IEML No.2 #change11 Chinese students

After learning so much just about learning, I decided to miss the week covering research about research. IEML has struck a chord, I have almost continually re-read the readings (chps 1,4,7 Semantic sphere Vol1) until I finally understand and grasp at least the foundations. As I’m absorbed in creating a language learning experience for L2 learners online, reflecting on the functions of the brain with respect to communication of meaning has been helpful.

You don’t need to be in China very long to realise that Chinese students are very adept at ‘grammar’. They have high syntactic ability. That is to say, they can manipulate symbols with ease. This is combined with (or a result of) learning in an environment requiring little or any autonomy. A lack of ‘meaningful learning’ with respect to what I am now labelling for myself the ‘IEML Sign Being Thing philosophy’ relates to weak application of meaning (semantic – Being) and even less respect to ‘pragmatic’ Thing as the concepts are certainly not learnt (memorised) for any practical objective (I am not including ┬ápassing the high school grammar test gaokao as practical here). Therefore, it’s clear that as an English teacher, materials creator etc in China, the focus is on developing the semantic and pragmatic sides to language and ‘symbolic processing’ (another self-made term). The students need to develop the ability to actualise sounds (speak) accurately as well as develop an semantic and pragmatic abilities. Therefore ‘speaking’ becomes a particular focus of the many private language schools of which I was a part.

The ‘Sign’ also can help explain why the same students are good at Maths and even writing code.
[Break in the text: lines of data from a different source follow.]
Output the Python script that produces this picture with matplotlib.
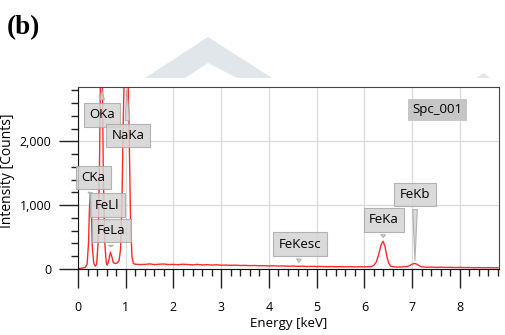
import numpy as np
import matplotlib.pyplot as plt
from matplotlib.patches import Polygon
from matplotlib.ticker import MultipleLocator, FuncFormatter

plt.rcParams['font.family'] = ['Open Sans', 'DejaVu Sans']

# spectrum (keV, counts)
energy = [0.00, 0.05, 0.10, 0.15, 0.19, 0.22, 0.24, 0.26, 0.28, 0.30, 0.33, 0.36,
          0.39, 0.42, 0.45, 0.47, 0.49, 0.51, 0.53, 0.56, 0.59, 0.61, 0.64, 0.68,
          0.71, 0.74, 0.78, 0.82, 0.86, 0.89, 0.92, 0.95, 0.98, 1.01, 1.04, 1.07,
          1.10, 1.13, 1.16,
          1.2, 1.3, 1.4, 1.5, 1.6, 1.7, 1.8, 1.9, 2.0, 2.1, 2.2, 2.3, 2.4, 2.5,
          2.6, 2.7, 2.8, 2.9, 3.0, 3.1, 3.2, 3.3, 3.4, 3.5, 3.6, 3.7, 3.8, 3.9,
          4.0, 4.1, 4.2, 4.3, 4.4, 4.5, 4.6, 4.7, 4.8, 4.9, 5.0, 5.1, 5.2, 5.3,
          5.4, 5.5, 5.6, 5.7, 5.8, 5.9, 6.0, 6.1, 6.15, 6.2, 6.25, 6.3, 6.35,
          6.39, 6.43, 6.47, 6.51, 6.55, 6.6, 6.7, 6.8, 6.9, 6.95, 7.0, 7.05,
          7.1, 7.15, 7.2, 7.3, 7.4, 7.5, 7.6, 7.7, 7.8, 7.9, 8.0, 8.1, 8.2, 8.3,
          8.4, 8.5, 8.6, 8.7, 8.8]
counts = [5, 10, 15, 25, 70, 400, 950, 1170, 900, 350, 90, 45,
          70, 400, 1600, 3000, 3700, 3000, 1500, 420, 110, 60, 120, 265,
          190, 100, 88, 92, 130, 300, 1000, 2400, 3400, 3600, 3300, 2200,
          800, 200, 85,
          75, 70, 72, 80, 70, 75, 78, 70, 72, 68, 75, 70, 66, 72,
          64, 68, 62, 66, 60, 62, 58, 60, 55, 57, 52, 55, 50, 52,
          48, 50, 46, 48, 44, 46, 42, 44, 40, 42, 38, 40, 36, 38,
          35, 37, 34, 36, 33, 35, 34, 36, 40, 60, 110, 230, 380,
          435, 360, 200, 90, 45, 35, 30, 32, 40, 55, 75, 88,
          75, 50, 35, 28, 30, 26, 28, 25, 26, 23, 25, 22, 24, 20,
          22, 20, 21, 19, 20]

# peak labels: text, pointer target (keV, counts), box centre (keV, counts)
labels = ['OKa', 'NaKa', 'CKa', 'FeLl', 'FeLa', 'FeKesc', 'FeKa', 'FeKb']
tip_x = [0.50, 1.02, 0.25, 0.62, 0.69, 4.62, 6.39, 7.06]
tip_y = [2850, 2850, 1165, 700, 303, 60, 450, 88]
box_x = [0.51, 1.045, 0.32, 0.615, 0.695, 4.65, 6.41, 7.06]
box_y = [2415, 2090, 1430, 1000, 605, 390, 770, 1165]

W, H = 506, 335
fig = plt.figure(figsize=(W / 100, H / 100), dpi=100)

# faint watermark above the chart
wm = [(145, 78), (208, 37), (272, 78), (237, 78), (208, 63), (185, 78)]
fig.patches.append(Polygon([(x / W, 1 - y / H) for x, y in wm], closed=True,
                           transform=fig.transFigure, fc='#e0e6e9', ec='none'))
fig.patches.append(Polygon([(476 / W, 1 - 78 / H), (484 / W, 1 - 73 / H), (490 / W, 1 - 78 / H)],
                           closed=True, transform=fig.transFigure, fc='#e0e6e9', ec='none'))

ax = fig.add_axes([78 / W, 1 - 269 / H, (499 - 78) / W, (269 - 87) / H])
ax.plot(energy, counts, color='#ff2a2a', lw=1.0, zorder=2)
ax.set_xlim(0, 8.82)
ax.set_ylim(0, 2850)

ax.xaxis.set_major_locator(MultipleLocator(1))
ax.xaxis.set_minor_locator(MultipleLocator(0.2))
ax.yaxis.set_major_locator(MultipleLocator(1000))
ax.yaxis.set_minor_locator(MultipleLocator(200))
ax.yaxis.set_major_formatter(FuncFormatter(lambda v, p: f'{int(v):,}'))

ax.grid(True, which='major', color='#dcdcdc', lw=1)
ax.set_axisbelow(True)

ax.tick_params(axis='both', which='major', length=14, width=1, labelsize=9, color='#222222')
ax.tick_params(axis='both', which='minor', length=5, width=1, color='#222222')
ax.tick_params(axis='x', which='major', pad=9)
ax.tick_params(axis='y', which='major', pad=5)
for s in ['left', 'bottom']:
    ax.spines[s].set_color('#111111')
for s in ['top', 'right']:
    ax.spines[s].set_color('#444444')

ax.set_xlabel('Energy [keV]', fontsize=9.5, labelpad=2)
fig.text(8 / W, 1 - 171 / H, 'Intensity [Counts]', rotation=90, ha='center', va='center', fontsize=10)

for t, tx, ty, bx, by in zip(labels, tip_x, tip_y, box_x, box_y):
    ax.annotate(t, xy=(tx, ty), xytext=(bx, by), ha='center', va='center', fontsize=9.5,
                annotation_clip=False, zorder=5,
                bbox=dict(boxstyle='square,pad=0.4', fc='#d4d4d4', ec='#a8a8a8', lw=0.8, alpha=0.85),
                arrowprops=dict(arrowstyle='wedge,tail_width=0.35', fc='#d4d4d4', ec='#a8a8a8',
                                lw=0.8, alpha=0.85))

ax.text(7.53, 2495, 'Spc_001', ha='center', va='center', fontsize=9.5, zorder=5,
        bbox=dict(boxstyle='square,pad=0.35', fc='#c6c6c6', ec='none'))

fig.text(6.7 / W, 1 - 27.5 / H, '(b)', ha='left', va='center', fontsize=19.5,
         fontweight='bold', family='Liberation Serif')

fig.savefig('out.png', dpi=100)
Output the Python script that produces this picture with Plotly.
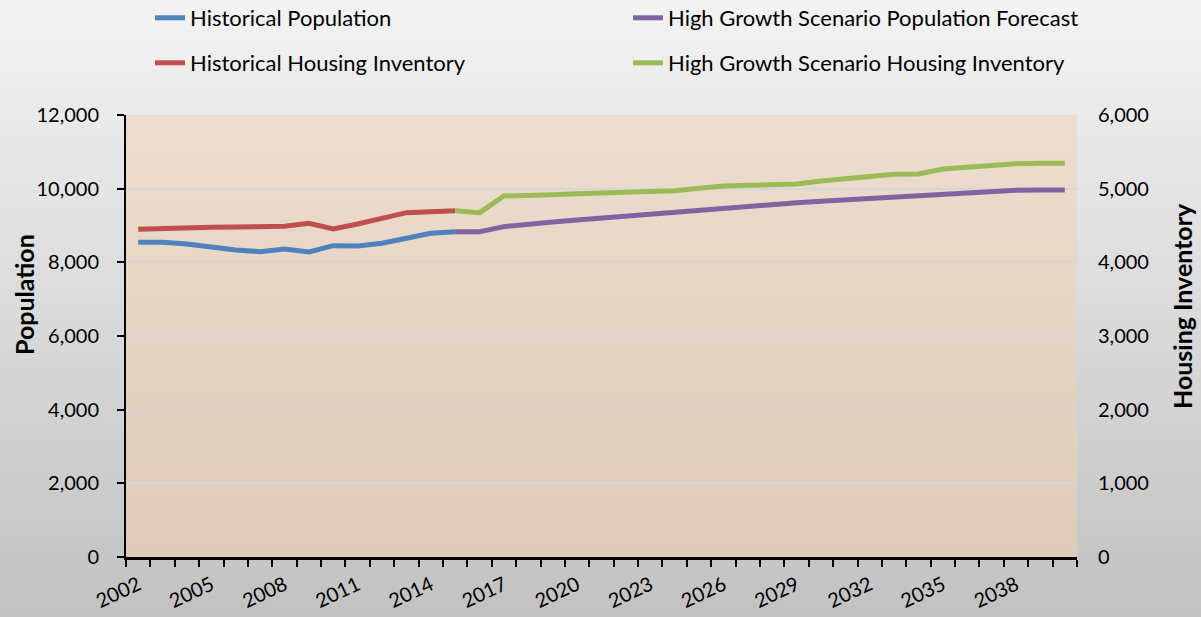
import plotly.graph_objects as go

# ---------------- data ----------------
hist_years = list(range(2002, 2016))
hist_population = [8545, 8545, 8500, 8410, 8335, 8290, 8363, 8280, 8453, 8444, 8517, 8653, 8789, 8833]
hist_housing = [4448, 4462, 4470, 4476, 4480, 4480, 4489, 4530, 4452, 4520, 4593, 4674, 4687, 4701]

fc_years = list(range(2015, 2041))
hg_population = [8833, 8833, 8969, 9041, 9096, 9150, 9204, 9258, 9313, 9376, 9430, 9484, 9545,
                 9571, 9620, 9657, 9693, 9729, 9766, 9811, 9848, 9902, 9929, 9956, 9965, 9965]
hg_housing = [4701, 4674, 4900, 4905, 4918, 4932, 4944, 4955, 4969, 4973, 5005, 5036, 5045,
              5059, 5063, 5104, 5135, 5158, 5195, 5199, 5267, 5290, 5321, 5339, 5344, 5344]

x_tick_labels = [str(y) for y in range(2002, 2039, 3)]
pop_ticks = [0, 2000, 4000, 6000, 8000, 10000, 12000]
housing_ticks = [0, 1000, 2000, 3000, 4000, 5000, 6000]

# ---------------- layout geometry ----------------
W, H = 1201, 617
ML, MR, MT, MB = 126, 124, 115, 60
PW, PH = W - ML - MR, H - MT - MB

def px_x(p):
    return (p - ML) / PW

def px_y(p):
    return (H - MB - p) / PH

FONT = "Lato"
BLUE, RED, PURPLE, GREEN = "#4f81bd", "#c0504d", "#8064a2", "#9bbb59"

fig = go.Figure()
fig.add_trace(go.Scatter(x=hist_years, y=hist_population, name="Historical Population",
                         mode="lines", line=dict(color=BLUE, width=5), legend="legend"))
fig.add_trace(go.Scatter(x=fc_years, y=hg_population, name="High Growth Scenario Population Forecast",
                         mode="lines", line=dict(color=PURPLE, width=5), legend="legend2"))
fig.add_trace(go.Scatter(x=hist_years, y=hist_housing, name="Historical Housing Inventory",
                         mode="lines", line=dict(color=RED, width=5), yaxis="y2", legend="legend3"))
fig.add_trace(go.Scatter(x=fc_years, y=hg_housing, name="High Growth Scenario Housing Inventory",
                         mode="lines", line=dict(color=GREEN, width=5), yaxis="y2", legend="legend4"))

# ---------------- gradient backgrounds ----------------
def lerp(c1, c2, t):
    return "rgb(%d,%d,%d)" % tuple(round(a + (b - a) * t) for a, b in zip(c1, c2))

shapes = []
N = 60
top_c, bot_c = (243, 243, 243), (194, 194, 194)
y_top, y_bot = px_y(0), px_y(H)
for i in range(N):
    y0 = y_top + (y_bot - y_top) * i / N
    y1 = y_top + (y_bot - y_top) * (i + 1) / N
    shapes.append(dict(type="rect", xref="paper", yref="paper", x0=-0.2, x1=1.2,
                       y0=min(y0, y1) - 0.002, y1=max(y0, y1) + 0.002,
                       fillcolor=lerp(top_c, bot_c, (i + 0.5) / N),
                       line=dict(width=0), layer="below"))
ptop_c, pbot_c = (237, 221, 206), (223, 203, 186)
M = 50
for i in range(M):
    y0 = 1 - i / M
    y1 = 1 - (i + 1) / M
    shapes.append(dict(type="rect", xref="paper", yref="paper", x0=0, x1=1,
                       y0=max(y1 - 0.001, 0), y1=min(y0 + 0.001, 1),
                       fillcolor=lerp(ptop_c, pbot_c, (i + 0.5) / M),
                       line=dict(width=0), layer="below"))

leg_common = dict(orientation="h", xanchor="left", yanchor="middle", bgcolor="rgba(0,0,0,0)",
                  font=dict(family=FONT, size=22, color="#000000"))

fig.update_layout(
    width=W, height=H,
    margin=dict(l=ML, r=MR, t=MT, b=MB, autoexpand=False),
    paper_bgcolor="rgb(220,220,220)",
    plot_bgcolor="rgba(0,0,0,0)",
    font=dict(family=FONT, size=20, color="#000000"),
    shapes=shapes,
    showlegend=True,
    legend=dict(x=px_x(150), y=px_y(18), **leg_common),
    legend2=dict(x=px_x(628), y=px_y(18), **leg_common),
    legend3=dict(x=px_x(150), y=px_y(63), **leg_common),
    legend4=dict(x=px_x(628), y=px_y(63), **leg_common),
    xaxis=dict(
        range=[2001.5, 2040.5], tickmode="array",
        tickvals=[int(t) for t in x_tick_labels], ticktext=x_tick_labels,
        tickangle=-25, ticks="", tickfont=dict(family=FONT, size=20),
        ticklabelstandoff=6,
        showgrid=False, zeroline=False, showline=True, linecolor="#000000", linewidth=2.5,
        minor=dict(tickmode="linear", tick0=2001.5, dtick=1, ticks="outside", ticklen=7,
                   tickcolor="#000000", tickwidth=1.5, showgrid=False),
        automargin=False, fixedrange=True,
    ),
    yaxis=dict(
        range=[0, 12000], tickmode="array", tickvals=pop_ticks, tickformat=",d",
        ticks="outside", ticklen=7, tickcolor="#000000", tickwidth=1.5,
        showline=True, linecolor="#000000", linewidth=2,
        showgrid=True, gridcolor="#d6d6d6", gridwidth=1.5, zeroline=False,
        ticklabelstandoff=14, tickfont=dict(family=FONT, size=20),
        automargin=False, fixedrange=True,
    ),
    yaxis2=dict(
        range=[0, 6000], tickmode="array", tickvals=housing_ticks, tickformat=",d",
        overlaying="y", side="right", ticks="", showline=False, showgrid=False, zeroline=False,
        ticklabelstandoff=20, tickfont=dict(family=FONT, size=20),
        automargin=False, fixedrange=True,
    ),
    annotations=[
        dict(text="<b>Population</b>", textangle=-90, xref="paper", yref="paper",
             x=px_x(24), y=px_y(295), showarrow=False, xanchor="center", yanchor="middle",
             font=dict(family=FONT, size=25, color="#000000")),
        dict(text="<b>Housing Inventory</b>", textangle=-90, xref="paper", yref="paper",
             x=px_x(1182), y=px_y(306), showarrow=False, xanchor="center", yanchor="middle",
             font=dict(family=FONT, size=25, color="#000000")),
    ],
)

fig.write_html("out.html", config={"displayModeBar": False},
               post_script="document.body.style.margin='0';")
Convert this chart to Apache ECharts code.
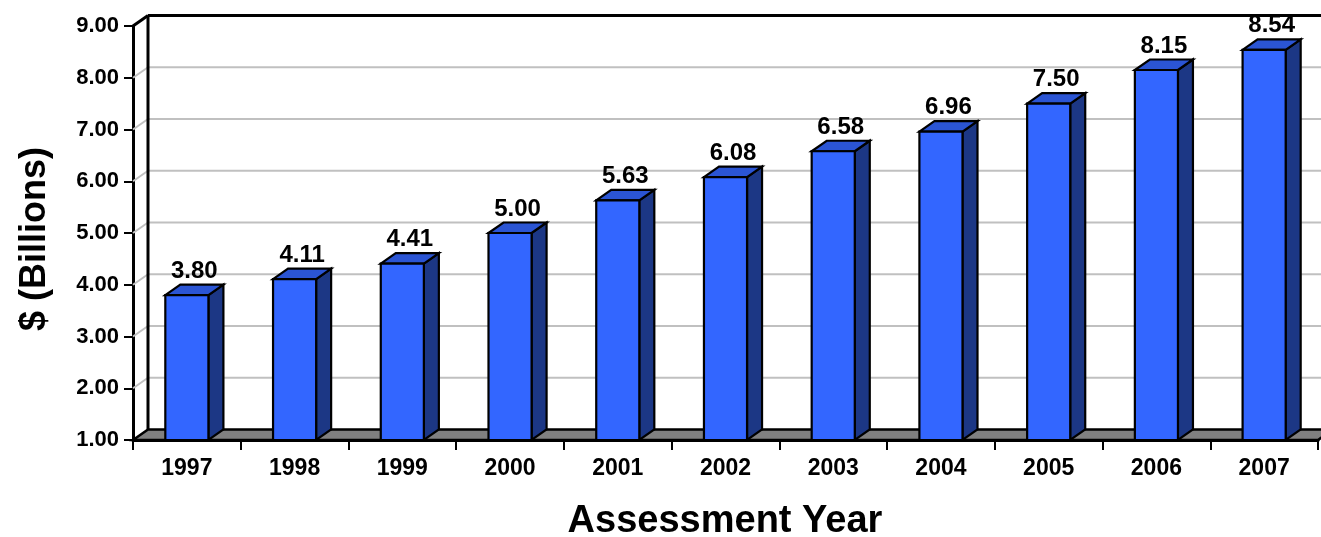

I can now reassess what it means to develop language skills. In particular I wonder if the Chinese students are often able to answer the Reading section through application of semantic and pragmatic awareness or through simply knowing all the words – they are able to score highly simply as a result of their syntactic awareness. A valid test would require synthesis of the information – perhaps by asking the students to read one article arguing ‘for’ and another ‘against’ and then asked to write a quick summary would be evidence of this as the students would need to group the arguments together and write a balanced view point. Summarising questions (IELTS summary completion, sentence completion) assess these areas. I will re-evaluate the question types and apply the awareness to the online IELTS prep course I’m currently building.

IEML – the ‘affect’ seems to be the ‘key’ still. Surely, we organise concepts based to a large degree on how we have always done it. This is determined by our childhood experiences, the roots of our psychology. Awareness and control of how we organise concepts determines our ‘plasticity’, ability to incorporate new concepts. How does IEML account for individualisation of conceptual organisation, relating to actualising these on a page. For IEML to represent knowledge and convert natal language information, would it not need to understand the individual (more than the individual knows him/herself) to represent the ideas accurately?